Pada zaman nabi, azan belum menggunakan pengeras suara. Muazin pertama Rasulullah, yaitu Bilal bin Rabah, cukup berdiri di tempat tinggi untuk mengumandangkan seruan azan. Dalam hadis diriwayatkan suatu ketika tiba waktu shalat, Rasulullah memanggil Bilal, “Wahai Bilal, kumandangkanlah azan, hiburlah kita dengan dia (azan itu).”
Tidak seorang pun ulama di dunia Islam yang memandang bidah azan dengan pengeras suara. Sudah jelas batas antara ibadah dan dunia dalam hal azan ini. Mustafa Kemal Ataturk di Turki pernah mengeluarkan larangan azan dalam bahasa Arab dari menara-menara masjid, tapi hanya berlangsung selama Ataturk berkuasa.
Mengapa suara azan harus jelas terdengar? Sebab, tujuan azan memanggil orang shalat berjamaah ke masjid. Namun demikian, kriteria muazin perlu lebih diperhatikan. Panggilan azan tidak sekadar asal bunyi, tapi diharapkan merasuk ke hati sanubari.
Masjid harus sejuk dan menyejukkan. Suara selain azan memang bisa mengganggu waktu istirahat warga di sekitar masjid, terutama di perkotaan. Selawat, tarhim, bacaan Alquran, atau beduk bukan bagian dari azan. Hanya saja ada tradisi sebagian masjid di Tanah Air mengumandangkan bacaan selain azan berdekatan dengan waktu shalat atau memukul beduk sebagai tanda masuknya waktu shalat.
Sebagian orang mungkin terganggu dengan suara speaker selain azan pada jam-jam tertentu dan di lingkungan tertentu. Selain suara azan, tadarus Alquran di bulan Ramadhan dan takbir hari raya adalah ibadah dan syiar Islam. Tapi, kalau dilakukan semalam suntuk dengan pengeras suara atau menyetel kaset sampai pagi adalah tidak tepat.
Penggunaan pengeras suara di masjid dan mushala sudah ada pengaturan dan tuntunan yang dikeluarkan oleh Dirjen Bimas Islam Departemen Agama RI pada 1978. Dalam tuntunan tersebut, antara lain, diatur speaker masjid dipisahkan antara corong speaker keluar dan ke dalam. Speaker yang ditujukan ke luar masjid hanya untuk azan, sebagai tanda telah tiba waktu shalat.

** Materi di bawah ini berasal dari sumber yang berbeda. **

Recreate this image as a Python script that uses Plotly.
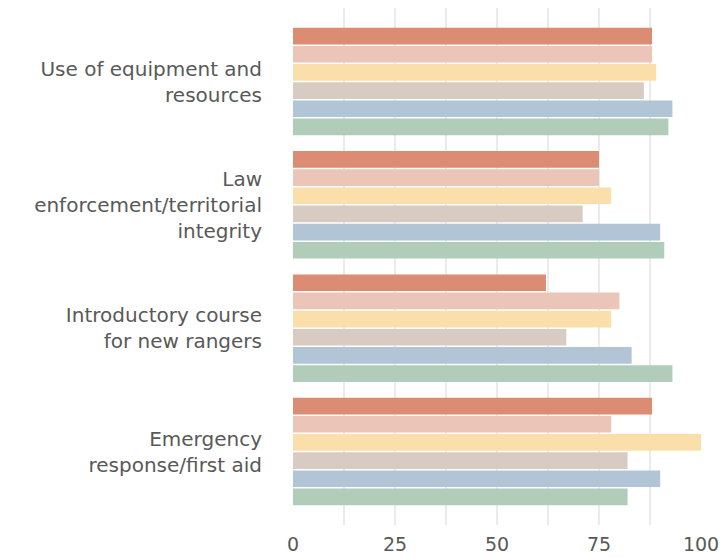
import plotly.graph_objects as go

categories = [
    "Use of equipment and<br>resources",
    "Law<br>enforcement/territorial<br>integrity",
    "Introductory course<br>for new rangers",
    "Emergency<br>response/first aid",
]
series_names = ["Series 1", "Series 2", "Series 3", "Series 4", "Series 5", "Series 6"]
series_values = [
    [88, 75, 62, 88],
    [88, 75, 80, 78],
    [89, 78, 78, 100],
    [86, 71, 67, 82],
    [93, 90, 83, 90],
    [92, 91, 93, 82],
]
colors = ["#DB8C73", "#ECC5B9", "#FADFAB", "#D8CCC2", "#B1C5D6", "#B1CCB9"]
x_ticks = [0, 25, 50, 75, 100]

fig = go.Figure()
for name, vals, col in zip(series_names, series_values, colors):
    fig.add_trace(go.Bar(
        y=categories, x=vals, name=name, orientation="h",
        marker=dict(color=col, line=dict(width=0)),
    ))

fig.update_layout(
    width=720, height=558,
    margin=dict(l=293, r=19, t=8, b=33),
    barmode="group", bargap=0.116, bargroupgap=0.08,
    showlegend=False,
    plot_bgcolor="white", paper_bgcolor="white",
    font=dict(family="DejaVu Sans", color="#595959", size=20),
)
fig.update_xaxes(
    range=[0, 100], tickvals=x_ticks, ticktext=[str(v) for v in x_ticks],
    showgrid=True, gridcolor="#EBEBEB", gridwidth=1.5,
    minor=dict(dtick=12.5, tick0=0, showgrid=True, gridcolor="#EBEBEB", gridwidth=1.5),
    zeroline=False, showline=False, ticks="", automargin=False,
    ticklabeloverflow="allow", ticklabelstandoff=6,
    tickfont=dict(size=19, color="#595959"),
)
fig.update_yaxes(
    type="category", categoryorder="array", categoryarray=categories,
    range=[3.596, -0.596], showgrid=False, zeroline=False, ticks="",
    automargin=False,
    ticklabelstandoff=30, tickfont=dict(size=20, color="#595959"),
)
fig.write_html(
    "out.html",
    config={"displayModeBar": False},
    post_script="document.body.style.margin='0';document.body.style.overflow='hidden';",
)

Adapun bacaan shalat dan doa pada dasarnya hanya untuk kepentingan jamaah maka tidak perlu ditujukan keluar, sehingga tidak melanggar ketentuan syariah yang melarang bersuara keras dalam shalat dan doa.
Gubernur DKI Jakarta Ali Sadikin pada 1976 mengeluarkan seruan tertulis tentang Penggunaan Alat Pengeras Suara untuk Kepentingan Syiar Islam, yaitu 15 menit sebelum waktu Subuh pada hari-hari biasa dan 30 menit sebelum waktu Subuh pada Ramadhan. Pengaturan penggunaan pengeras suara di masjid-masjid menjelang Subuh merujuk pada keputusan Musyawarah Alim Ulama Terbatas DKI Jakarta, September 1973. Wallahu a’lam.